Perhaps the first Persian Carpets were not made by Iranian populations, but carpet weaving tradition reached such a high climax in Persia to become the allmark of local art.

Sheep farming, wool, Persian rugs

Iran has been long referred to as Persia; in fact its ancient Greek name is ‘Persis’. The Persian plateau has been inhabited since prehistoric times by populations that principally made their living on agriculture, pastoralism and also practiced metallurgy. The very first handmade carpets were manufactured in this area thanks to the wide availability of raw materials like wool.

The Mongols conquered Persia in 1206 founding the Ilkhanid dynasty. They began producing court rugs, transforming the function and the value of these handicrafts. The art of handmade carpets continued even when at the end of the 14th century Persia was invaded by the Timurids, a population from central Asia founded by Tamerlano. These people encouraged miniature art using a particular scheme which was also adopted to weave motifs of medallion-design carpets. During the Timurid dynasty the first Buddhist patterns were integrated and peonies, lotus flowers and clouds motifs appeared in the design of these rugs.
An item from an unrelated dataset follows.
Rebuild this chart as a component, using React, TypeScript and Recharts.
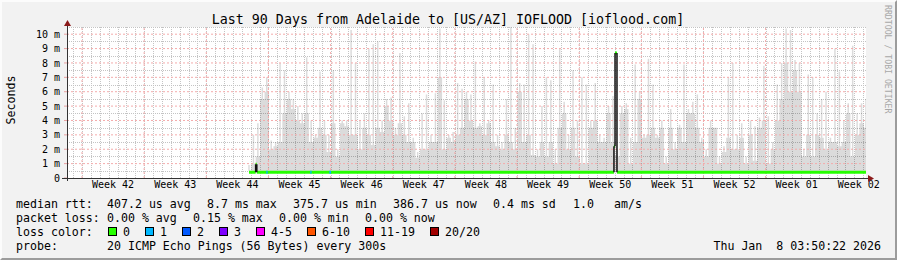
import { ComposedChart, Area, Line, XAxis, YAxis, CartesianGrid } from "recharts";

const MONO = '"DejaVu Sans Mono", monospace';

// x axis is days since the start of the 90 day window
const weekLabels = ["42", "43", "44", "45", "46", "47", "48", "49", "50", "51", "52", "01", "02"];
const firstWeekStart = 1.69;
const DAY_SPAN = 90;
const MS_TOP = 10.5;
const yTicks = [0, 1, 2, 3, 4, 5, 6, 7, 8, 9, 10];

// smoke, one sample every half day starting at day 20.5 (ms)
const smokeStart = 20.5;
const smokeStep = 0.5;
const smokeBase = [
  0.5, 1.0, 1.5, 5.5, 6.0, 2.0, 2.2, 2.5, 4.5, 5.5, 4.8, 4.0, 3.8, 4.5, 2.5, 2.8, 3.5, 3.0, 1.8, 3.8,
  1.5, 3.8, 3.6, 3.0, 3.0, 2.0, 3.5, 3.0, 2.3, 3.5, 3.2, 5.0, 4.0, 3.0, 3.8, 3.0,
  2.5, 2.5, 1.4, 2.0, 2.0, 2.5, 2.5, 7.0, 2.0, 2.8, 2.5, 3.0, 3.5, 5.5, 4.0, 3.5, 3.6, 3.0, 3.8,
  2.5, 2.2, 2.0, 3.0, 2.5, 2.0, 6.0, 2.5, 3.0, 1.6, 1.5, 2.5, 1.5, 2.5, 1.0, 3.5,
  4.5, 2.0, 3.5, 1.5, 1.0, 1.0, 3.5, 4.0, 2.5, 2.5, 4.5, 2.5, 1.5, 4.5, 4.8, 1.0, 2.5, 5.5, 2.8,
  3.0, 3.5, 2.8, 3.5, 1.0, 3.5, 2.0, 3.5, 2.5, 4.5, 4.5, 3.5, 2.5, 1.5, 3.5,
  3.5, 1.0, 1.8, 2.8, 2.0, 2.0, 2.8, 1.0, 3.0, 1.2, 3.5, 4.0, 1.0, 2.0, 4.0, 5.5, 8.0, 6.0, 7.5,
  6.0, 1.5, 3.0, 1.5, 3.0, 2.8, 2.0, 2.5, 2.5, 2.2, 2.5, 4.5, 1.5, 3.0, 3.8, 3.5,
];
const smokePeak = [
  0.9, 3.0, 3.8, 6.3, 7.0, 2.6, 2.5, 8.0, 7.5, 6.0, 5.5, 5.0, 4.5, 8.4, 4.0, 3.0, 7.4, 4.0, 3.0, 7.5,
  2.0, 4.0, 4.0, 10.3, 8.0, 4.0, 4.5, 9.0, 9.3, 9.5, 4.0, 5.5, 5.6, 3.5, 8.7, 4.3,
  5.2, 2.8, 1.8, 4.5, 5.8, 3.0, 5.9, 10.4, 5.4, 3.0, 3.2, 6.6, 6.2, 6.0, 5.8, 8.1, 3.8, 7.0, 4.0,
  6.5, 3.0, 2.5, 5.5, 10.5, 3.5, 6.6, 6.5, 10.0, 9.3, 2.0, 5.0, 7.0, 6.8, 2.0, 9.0,
  5.3, 3.0, 7.5, 4.0, 7.0, 6.5, 4.0, 6.6, 3.0, 2.8, 5.0, 5.7, 2.0, 5.0, 5.2, 2.8, 7.9, 6.0, 3.0,
  8.3, 6.5, 3.0, 4.0, 1.5, 4.8, 2.5, 3.7, 7.9, 4.8, 5.3, 5.8, 2.8, 2.0, 4.0,
  3.5, 1.5, 2.2, 7.0, 8.0, 3.0, 3.8, 1.5, 4.0, 3.6, 4.2, 7.8, 4.3, 2.5, 6.5, 8.0, 10.4, 10.3, 8.2,
  8.0, 2.0, 7.2, 7.0, 4.5, 5.5, 6.0, 2.8, 9.0, 7.4, 4.0, 5.2, 9.2, 4.5, 5.2, 5.5,
];

// median rtt (ms), step changes
const medianDays = [20.5, 21.25, 21.38, 61.61, 61.73, 61.95, 90];
const medianMs = [0.4, 0.95, 0.4, 2.2, 8.7, 0.4, 0.4];
const MEDIAN_FLOOR = 0.4;

// short stretches with 1/20 loss
const lossOneFrom = [22.45, 27.4, 29.55];
const lossOneTo = [22.6, 27.55, 29.75];

const lossLabels = ["0", "1", "2", "3", "4-5", "6-10", "11-19", "20/20"];
const lossColors = ["#26ff00", "#00b8ff", "#0059ff", "#7e00ff", "#ff00ff", "#ff5500", "#ff0000", "#a10000"];

type Pt = { day: number; ms: number | null };

const smokeRows = smokeBase.map((b, i) => ({
  day: smokeStart + i * smokeStep,
  base: [MEDIAN_FLOOR, b],
}));
// thin spikes from the top of the smoke mass up to the peak
const spikeRows: Pt[] = [];
smokeBase.forEach((b, i) => {
  const d = smokeStart + i * smokeStep;
  spikeRows.push({ day: d, ms: b }, { day: d, ms: smokePeak[i] }, { day: d, ms: null });
});
// median: green flats, black risers
const flatRows: Pt[] = [];
const riserRows: Pt[] = [];
medianDays.forEach((d, i) => {
  if (i < medianDays.length - 1) {
    flatRows.push({ day: d, ms: medianMs[i] }, { day: medianDays[i + 1], ms: medianMs[i] }, { day: medianDays[i + 1], ms: null });
  }
  if (i > 0 && medianMs[i] !== medianMs[i - 1]) {
    riserRows.push({ day: d, ms: medianMs[i - 1] }, { day: d, ms: medianMs[i] }, { day: d, ms: null });
  }
});
const lossOneRows: Pt[] = [];
lossOneFrom.forEach((d, i) => {
  lossOneRows.push({ day: d, ms: MEDIAN_FLOOR }, { day: lossOneTo[i], ms: MEDIAN_FLOOR }, { day: lossOneTo[i], ms: null });
});

const minorDays = Array.from({ length: 90 }, (_, i) => firstWeekStart - 1 + i);
const majorDays = weekLabels.slice(0, 12).map((_, i) => firstWeekStart + 7 * i);
const labelDays = weekLabels.map((_, i) => firstWeekStart + 3.5 + 7 * i);
const minorMs = yTicks.map((v) => v + 0.5);
const majorMs = yTicks.slice(1);

// week / millisecond grid as dashed segments, drawn over the smoke like rrdtool does
const majorGridRows: Pt[] = [];
majorDays.forEach((d) => majorGridRows.push({ day: d, ms: 0 }, { day: d, ms: MS_TOP }, { day: d, ms: null }));
majorMs.forEach((v) => majorGridRows.push({ day: 0, ms: v }, { day: DAY_SPAN, ms: v }, { day: DAY_SPAN, ms: null }));

// minor grid positions through the plot offset, snapped to pixel centres
const snap = (p: number) => Math.round(p) + 0.5;
const xGen = (days: number[]) => ({ offset }: any) => {
  const w = offset.width ?? 897 - offset.left - offset.right;
  return days.map((d) => snap(offset.left + (d / DAY_SPAN) * w));
};
const yGen = (vals: number[]) => ({ offset }: any) => {
  const h = offset.height ?? 260 - offset.top - offset.bottom;
  return vals.map((v) => snap(offset.top + (1 - v / MS_TOP) * h));
};

const row1 = [
  [16, "median rtt:"],
  [107, "407.2 us avg"],
  [207, "8.7 ms max"],
  [293, "375.7 us min"],
  [393, "386.7 us now"],
  [493, "0.4 ms sd"],
  [573, "1.0"],
  [614, "am/s"],
] as const;
const row2 = [
  [16, "packet loss:"],
  [107, "0.00 % avg"],
  [193, "0.15 % max"],
  [279, "0.00 % min"],
  [365, "0.00 % now"],
] as const;

function Legend() {
  let bx = 108;
  const boxes = lossLabels.map((l, i) => {
    const x = bx;
    bx += 37 + 7 * (l.length - 1);
    return (
      <g key={l}>
        <rect x={x + 0.5} y={227.5} width={8} height={8} fill={lossColors[i]} stroke="#000" />
        <text x={x + 15} y={236}>{l}</text>
      </g>
    );
  });
  return (
    <g fontFamily={MONO} fontSize={11.6} fill="#000">
      {row1.map(([x, t]) => (
        <text key={t} x={x} y={208}>{t}</text>
      ))}
      {row2.map(([x, t], i) => (
        <text key={i} x={x} y={222}>{t}</text>
      ))}
      <text x={16} y={236}>loss color:</text>
      {boxes}
      <text x={16} y={250}>probe:</text>
      <text x={107} y={250}>20 ICMP Echo Pings (56 Bytes) every 300s</text>
      <text x={881} y={250} textAnchor="end" xmlSpace="preserve" style={{ whiteSpace: "pre" }}>
        {"Thu Jan  8 03:50:22 2026"}
      </text>
    </g>
  );
}

export default function App() {
  return (
    <div
      style={{
        position: "absolute",
        left: 0,
        top: 0,
        width: 897,
        height: 260,
        boxSizing: "border-box",
        background: "#f2f2f2",
        borderTop: "2px solid #fcfcfc",
        borderLeft: "2px solid #fcfcfc",
        borderRight: "2px solid #9c9c9c",
        borderBottom: "2px solid #9c9c9c",
      }}
    >
      <div style={{ position: "absolute", left: -2, top: -2 }}>
        <ComposedChart width={897} height={260} data={smokeRows} margin={{ top: 27, right: 31, bottom: 58, left: 7 }}>
          <CartesianGrid
            xAxisId="w"
            yAxisId="ms"
            fill="#ffffff"
            stroke="#c4c4c4"
            strokeDasharray="1 1"
            verticalCoordinatesGenerator={xGen(minorDays)}
            horizontalCoordinatesGenerator={yGen(minorMs)}
          />
          <XAxis
            xAxisId="w"
            dataKey="day"
            type="number"
            domain={[0, DAY_SPAN]}
            allowDataOverflow
            ticks={majorDays}
            tick={false}
            tickSize={3}
            tickLine={{ stroke: "#333" }}
            axisLine={false}
            height={4}
          />
          <XAxis
            xAxisId="lab"
            dataKey="day"
            type="number"
            domain={[0, DAY_SPAN]}
            allowDataOverflow
            ticks={labelDays}
            tickFormatter={(v: number) => `Week ${weekLabels[labelDays.findIndex((d) => Math.abs(d - v) < 0.01)]}`}
            tick={{ fontSize: 10, fontFamily: MONO, fill: "#000" }}
            tickSize={0}
            tickMargin={3}
            tickLine={false}
            axisLine={false}
            interval={0}
            height={20}
          />
          <YAxis
            yAxisId="ms"
            type="number"
            domain={[0, MS_TOP]}
            allowDataOverflow
            ticks={yTicks}
            tickFormatter={(v: number) => (v === 0 ? "0" : `${v} m`)}
            tick={{ fontSize: 10, fontFamily: MONO, fill: "#000" }}
            tickSize={3}
            tickMargin={4}
            tickLine={{ stroke: "#e8a0a0" }}
            axisLine={false}
            interval={0}
            width={60}
          />
          <Area
            xAxisId="w"
            yAxisId="ms"
            dataKey="base"
            type="step"
            fill="#000"
            fillOpacity={0.14}
            stroke="none"
            isAnimationActive={false}
          />
          <Line
            xAxisId="w"
            yAxisId="ms"
            data={spikeRows}
            dataKey="ms"
            type="linear"
            stroke="#000"
            strokeOpacity={0.14}
            strokeWidth={1.5}
            dot={false}
            connectNulls={false}
            isAnimationActive={false}
          />
          <Line
            xAxisId="w"
            yAxisId="ms"
            data={majorGridRows}
            dataKey="ms"
            type="linear"
            stroke="#f4abab"
            strokeWidth={1}
            strokeDasharray="2 2"
            dot={false}
            connectNulls={false}
            isAnimationActive={false}
          />
          <Line
            xAxisId="w"
            yAxisId="ms"
            data={flatRows}
            dataKey="ms"
            type="linear"
            stroke="#26ff00"
            strokeWidth={3}
            dot={false}
            connectNulls={false}
            isAnimationActive={false}
          />
          <Line
            xAxisId="w"
            yAxisId="ms"
            data={lossOneRows}
            dataKey="ms"
            type="linear"
            stroke="#00b8ff"
            strokeWidth={3}
            dot={false}
            connectNulls={false}
            isAnimationActive={false}
          />
          <Line
            xAxisId="w"
            yAxisId="ms"
            data={riserRows}
            dataKey="ms"
            type="linear"
            stroke="#111"
            strokeWidth={1.5}
            dot={false}
            connectNulls={false}
            isAnimationActive={false}
          />
        </ComposedChart>
      </div>
      <svg width={897} height={260} style={{ position: "absolute", left: -2, top: -2, pointerEvents: "none" }}>
        <text x={448} y={23.5} textAnchor="middle" fontFamily={MONO} fontSize={13.3} fill="#000">
          Last 90 Days from Adelaide to [US/AZ] IOFLOOD [ioflood.com]
        </text>
        <text transform="translate(14.5,100) rotate(-90)" textAnchor="middle" fontFamily={MONO} fontSize={11.6} fill="#000">
          Seconds
        </text>
        <text transform="translate(885,5) rotate(90)" fontFamily={MONO} fontSize={8.2} fill="#a8a8a8">
          RRDTOOL / TOBI OETIKER
        </text>
        <line x1={67.5} y1={181} x2={67.5} y2={24} stroke="#333" />
        <line x1={62} y1={178.5} x2={869} y2={178.5} stroke="#333" />
        <path d="M64,26 L67.5,20 L71,26 Z" fill="#8b1a1a" />
        <path d="M868,175 L874,178.5 L868,182 Z" fill="#8b1a1a" />
        <Legend />
      </svg>
    </div>
  );
}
The history of Persian Carpets prior to the 15th century is poorly documented. In the 15th century these carpets progressively abandoned geometrical motifs in favour of a more flower style pattern, probably due to the contact with Chinese art.
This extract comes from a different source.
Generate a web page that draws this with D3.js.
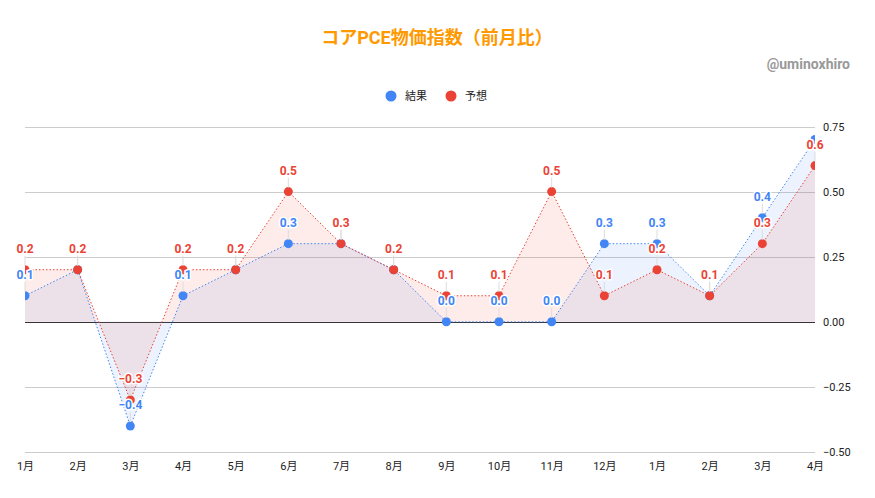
<!DOCTYPE html>
<html>
<head>
<meta charset="utf-8">
<script src="https://cdn.jsdelivr.net/npm/d3@7"></script>
<style>
  body { margin: 0; background: #fff; }
  text { font-family: Roboto, "Noto Sans CJK JP", sans-serif; }
</style>
</head>
<body>
<svg id="chart" width="875" height="498"></svg>
<script>
'use strict';

var months = ["1月", "2月", "3月", "4月", "5月", "6月", "7月", "8月", "9月", "10月", "11月", "12月", "1月", "2月", "3月", "4月"];
var actual = [0.1, 0.2, -0.4, 0.1, 0.2, 0.3, 0.3, 0.2, 0.0, 0.0, 0.0, 0.3, 0.3, 0.1, 0.4, 0.7];
var forecast = [0.2, 0.2, -0.3, 0.2, 0.2, 0.5, 0.3, 0.2, 0.1, 0.1, 0.5, 0.1, 0.2, 0.1, 0.3, 0.6];
var yTicks = [-0.5, -0.25, 0, 0.25, 0.5, 0.75];

var series = [
    { name: "結果", values: actual, color: "#4285f4" },
    { name: "予想", values: forecast, color: "#ea4335" }
];

var svg = d3.select("#chart");
var plotLeft = 25, plotRight = 815, plotTop = 126.5, plotBottom = 452;

var x = d3.scalePoint().domain(d3.range(months.length)).range([plotLeft, plotRight]);
var y = d3.scaleLinear().domain([-0.5, 0.75]).range([plotBottom, plotTop]);

// title + watermark
svg.append("text")
    .attr("x", 437).attr("y", 44)
    .attr("text-anchor", "middle")
    .attr("font-size", 18).attr("font-weight", "bold")
    .attr("fill", "#ff9900")
    .text("コアPCE物価指数（前月比）");

svg.append("text")
    .attr("x", 850).attr("y", 69)
    .attr("text-anchor", "end")
    .attr("font-size", 14).attr("font-weight", "bold")
    .attr("fill", "#999")
    .text("@uminoxhiro");

// legend
var legend = svg.append("g");
var lx = [391, 451];
series.forEach(function (s, i) {
    legend.append("circle").attr("cx", lx[i]).attr("cy", 96).attr("r", 5.5).attr("fill", s.color);
    legend.append("text").attr("x", lx[i] + 14).attr("y", 100)
        .attr("font-size", 11).attr("fill", "#222").text(s.name);
});

// grid
var yAxis = d3.axisRight(y).tickValues(yTicks).tickSize(0).tickFormat(d3.format(".2f"));
var gy = svg.append("g").attr("transform", "translate(" + plotRight + ",0)").call(yAxis);
gy.select(".domain").remove();
gy.selectAll("text").attr("x", 8).attr("font-size", 11).attr("fill", "#222")
    .attr("font-family", "Roboto, sans-serif");

svg.append("g").selectAll("line").data(yTicks).join("line")
    .attr("x1", plotLeft).attr("x2", plotRight)
    .attr("y1", function (d) { return Math.round(y(d)) + 0.5; })
    .attr("y2", function (d) { return Math.round(y(d)) + 0.5; })
    .attr("stroke", function (d) { return d === 0 ? "#333" : "#ccc"; })
    .attr("stroke-width", 1);

var xAxis = d3.axisBottom(x).tickSize(0).tickFormat(function (i) { return months[i]; });
var gx = svg.append("g").attr("transform", "translate(0," + (plotBottom + 7) + ")").call(xAxis);
gx.select(".domain").remove();
gx.selectAll("text").attr("font-size", 11).attr("fill", "#222")
    .attr("font-family", "Roboto, 'Noto Sans CJK JP', sans-serif");

svg.append("clipPath").attr("id", "clip")
    .append("rect").attr("x", plotLeft).attr("y", 0).attr("width", plotRight - plotLeft).attr("height", 498);

var plot = svg.append("g").attr("clip-path", "url(#clip)");

var area = d3.area()
    .x(function (d, i) { return x(i); })
    .y0(y(0))
    .y1(function (d) { return y(d); });
var line = d3.line()
    .x(function (d, i) { return x(i); })
    .y(function (d) { return y(d); });

series.forEach(function (s) {
    plot.append("path").attr("d", area(s.values))
        .attr("fill", s.color).attr("fill-opacity", 0.1);
});
series.forEach(function (s) {
    plot.append("path").attr("d", line(s.values))
        .attr("fill", "none").attr("stroke", s.color)
        .attr("stroke-width", 1).attr("stroke-dasharray", "1.5,2");
});

// leader lines
var labelOffset = 21;
series.forEach(function (s) {
    svg.append("g").selectAll("line").data(s.values).join("line")
        .filter(function (d) { return y(d) - labelOffset > plotTop; })
        .attr("x1", function (d, i) { return x(i); })
        .attr("x2", function (d, i) { return x(i); })
        .attr("y1", function (d) { return y(d) - 4; })
        .attr("y2", function (d) { return y(d) - 14; })
        .attr("stroke", "#ddd").attr("stroke-width", 1);
});

series.forEach(function (s) {
    plot.append("g").selectAll("circle").data(s.values).join("circle")
        .attr("cx", function (d, i) { return x(i); })
        .attr("cy", function (d) { return y(d); })
        .attr("r", 4.5)
        .attr("fill", s.color);
});

// data labels
series.forEach(function (s) {
    svg.append("g").selectAll("text").data(s.values).join("text")
        .filter(function (d) { return y(d) - labelOffset > plotTop; })
        .attr("x", function (d, i) { return x(i); })
        .attr("y", function (d) { return y(d) - labelOffset + 4.5; })
        .attr("text-anchor", "middle")
        .attr("font-size", 12).attr("font-weight", "bold")
        .attr("fill", s.color)
        .attr("stroke", "#fff").attr("stroke-width", 3)
        .attr("paint-order", "stroke")
        .text(function (d) { return d3.format(".1f")(d); });
});
</script>
</body>
</html>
Persian carpet with geometrical pattern


Persian Carpet, with floral decoration


The Persian culture and art reached their zenith in 1502, in concomitance with the rise of the Safavid dynasty which governed Persia up to 1736. The magnificence of such dynasty found in the art of carpet weaving one of its main artistic expressions, also because this art promoted decorative and technical innovations of remarkable importance which still characterize Persian rugs. Handwoven carpets became the bearer of local aesthetic taste and culture. This period also saw the appearance of the first pieces decorated with plant motifs that represented a specific reference to the Islam paradise..
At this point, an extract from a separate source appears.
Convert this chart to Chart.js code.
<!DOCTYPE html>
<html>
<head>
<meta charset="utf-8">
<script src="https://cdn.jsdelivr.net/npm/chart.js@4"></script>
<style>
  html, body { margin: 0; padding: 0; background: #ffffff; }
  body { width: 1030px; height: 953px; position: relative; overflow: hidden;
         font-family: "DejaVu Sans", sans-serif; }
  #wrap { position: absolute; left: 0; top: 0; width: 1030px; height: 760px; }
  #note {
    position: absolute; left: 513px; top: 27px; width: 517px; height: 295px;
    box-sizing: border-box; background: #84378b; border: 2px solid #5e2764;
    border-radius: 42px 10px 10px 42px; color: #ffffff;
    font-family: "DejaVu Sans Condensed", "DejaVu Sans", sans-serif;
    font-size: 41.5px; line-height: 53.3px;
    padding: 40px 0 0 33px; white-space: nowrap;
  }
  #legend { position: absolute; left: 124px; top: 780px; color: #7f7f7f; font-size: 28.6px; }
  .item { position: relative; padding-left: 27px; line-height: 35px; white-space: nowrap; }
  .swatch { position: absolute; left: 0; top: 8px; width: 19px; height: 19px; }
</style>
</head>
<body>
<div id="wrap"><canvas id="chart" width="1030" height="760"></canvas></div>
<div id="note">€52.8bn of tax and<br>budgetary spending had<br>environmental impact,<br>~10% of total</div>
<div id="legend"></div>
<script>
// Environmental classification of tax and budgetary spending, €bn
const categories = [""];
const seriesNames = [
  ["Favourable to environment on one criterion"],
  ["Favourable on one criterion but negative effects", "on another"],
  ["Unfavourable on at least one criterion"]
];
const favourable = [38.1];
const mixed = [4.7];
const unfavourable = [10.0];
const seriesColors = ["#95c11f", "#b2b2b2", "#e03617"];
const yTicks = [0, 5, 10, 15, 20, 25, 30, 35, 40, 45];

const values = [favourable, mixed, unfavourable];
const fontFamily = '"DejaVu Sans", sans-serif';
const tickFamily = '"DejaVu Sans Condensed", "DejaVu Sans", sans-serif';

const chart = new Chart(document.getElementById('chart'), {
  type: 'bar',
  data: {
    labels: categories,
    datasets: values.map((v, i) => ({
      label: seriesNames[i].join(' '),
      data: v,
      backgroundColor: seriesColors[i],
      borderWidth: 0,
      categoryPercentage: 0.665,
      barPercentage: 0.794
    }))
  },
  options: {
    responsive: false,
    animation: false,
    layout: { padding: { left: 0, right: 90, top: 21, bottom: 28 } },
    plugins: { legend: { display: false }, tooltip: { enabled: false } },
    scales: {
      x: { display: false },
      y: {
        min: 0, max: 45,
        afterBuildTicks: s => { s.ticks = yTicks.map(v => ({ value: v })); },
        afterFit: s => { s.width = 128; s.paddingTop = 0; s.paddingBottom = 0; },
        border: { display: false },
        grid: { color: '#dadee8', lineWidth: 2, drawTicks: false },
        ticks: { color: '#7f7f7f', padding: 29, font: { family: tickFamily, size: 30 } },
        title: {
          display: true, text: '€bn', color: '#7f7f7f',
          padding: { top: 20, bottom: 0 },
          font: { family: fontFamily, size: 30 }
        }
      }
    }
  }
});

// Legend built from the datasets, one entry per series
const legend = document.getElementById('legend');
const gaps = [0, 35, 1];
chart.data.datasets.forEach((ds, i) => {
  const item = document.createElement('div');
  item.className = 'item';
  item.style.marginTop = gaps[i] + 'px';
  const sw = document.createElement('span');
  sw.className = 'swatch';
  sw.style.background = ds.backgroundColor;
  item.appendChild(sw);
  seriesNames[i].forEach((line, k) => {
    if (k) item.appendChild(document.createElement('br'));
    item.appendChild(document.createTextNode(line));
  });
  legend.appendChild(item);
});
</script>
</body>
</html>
Persian carpet with floral decoration


Craftsmen harmoniously orchestrated pale colours with purer hues, always using materials of top notch quality. In fact, in this period wool dyeing techniques became more and more refined and the colour palette expanded, offering artists the opportunity to create richer designs. The habit of relying on preparatory cartoons, often designed by famous miniaturists, was introduced at this time. The asymmetrical knot was adopted to reproduce softly outlined and loosely woven designs and borders became wider and rich in symbolism in persian carpets.

Absolute masterpieces of Persian rug weaving date back to this period. These include the Tabriz, the Isfahans, the Kashans, the Kermans, the Shiraz, the Herats and the Yazds, named after their place of origin. Some of the first specimens of these handicrafts are stored in important museums and also command the admiration from the western world. The Ardebil carpet, on display at the Victoria Albert Museum in London, owes its name to the city of Ardebil in which it was found and where it was probably woven around 1540.


Ardebil rug

Ardebil rug, Victoria Albert Museum, London


In 1722 Afghans deposed the last Safavid emperor and conquered all of Persia up to Isfahan. The new dominators moved its capital to Herat, further encouraging local handicraft. A new chapter in carpet weaving history was written in this period, characterized by meaningful changes, especially with regard to decorations. The Herati pattern, consisting of a central diamond-shaped motif with palmette pendants typical of the Safavid period, was adopted to decorate borders in which it often alternates with the Buddhist cloud pattern. The same ornament evolved into a new kind of design, the so-called ‘vase’, from which a grid of flower stems with Herati patterns originates.

The 19th century was a period marked by deep changes in Persian carpets weaving production. Foreign buyers came on the scene and the first mass-production started. The new markets brought some positive changes as well, with new decorative motifs and design formats. However, the negative effects largely offset the positive ones, especially in terms of quality.